Case Name: STOUTS MOUNTAIN COAL CO., Petitioner, v. COMMISSIONER OF INTERNAL REVENUE, Respondent
Court: United States Board of Tax Appeals
Jurisdiction: United States
Decision Date: 1926-09-30
Citations: 4 B.T.A. 1292
Docket Number: Docket No. 6542
Parties: STOUTS MOUNTAIN COAL CO., Petitioner, v. COMMISSIONER OF INTERNAL REVENUE, Respondent.
Judges: 
Reporter: Reports of the United States Board of Tax Appeals
Volume: 4
Pages: 1292–1294

Head Matter:
STOUTS MOUNTAIN COAL CO., Petitioner, v. COMMISSIONER OF INTERNAL REVENUE, Respondent.
Docket No. 6542.
Decided September 30, 1926.
G. B. Harris, G. P. A., for the petitioner.
Ward Loveless, Esq., for the respondent

Opinion:
OPINION.
Smith:
The taxing statute permits a taxpayer to deduct from gross income—
In the case of mines, a reasonable allowance for depletion and for depreciation of improvements, according to the peculiar conditions in each case, based upon cost including cost of development not otherwise deducted: Section 234 (a) (9), Revenue Act of 1918.
A reasonable allowance must be made for depletion in accordance with the facts in a given case.
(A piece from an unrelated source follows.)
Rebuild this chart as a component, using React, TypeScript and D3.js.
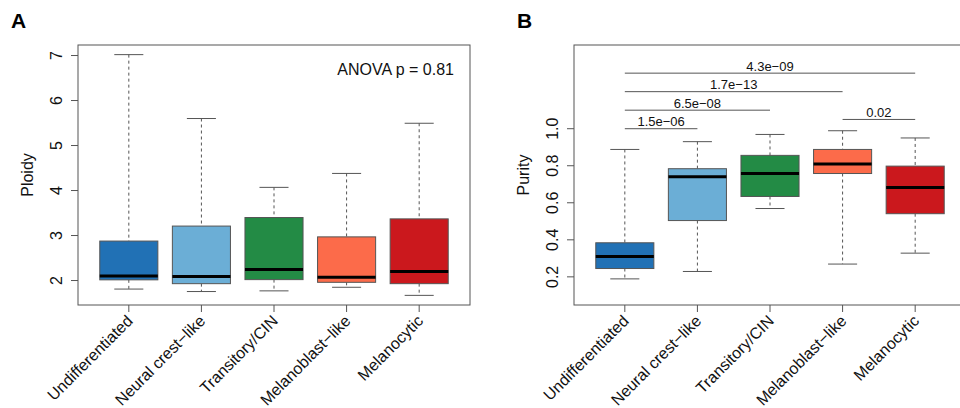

At the time the petitioner started operations, and during the year 1920, it believed that the recoverable tons of coal in its property were 400,000. It developed, however, prior to the close of its fiscal year ended October 31, 1921, that the recoverable tons were in all not in excess of 75,000. The depletion deduction for such year is the undepleted cost of the coal in place at the beginning of such year; in other words, the undepleted cost on November 1, 1920, should be spread over the number of tons of coal removed during the fiscal year ended October 31, 1921. Only in this way will the petitioner be allowed to recover from gross income, as a depletion deduction during the life of the mine, the undepleted cost of the coal in place at the beginning of the taxable year.
Order of redetermmation will he entered on 15 days' notice, under Bule 50.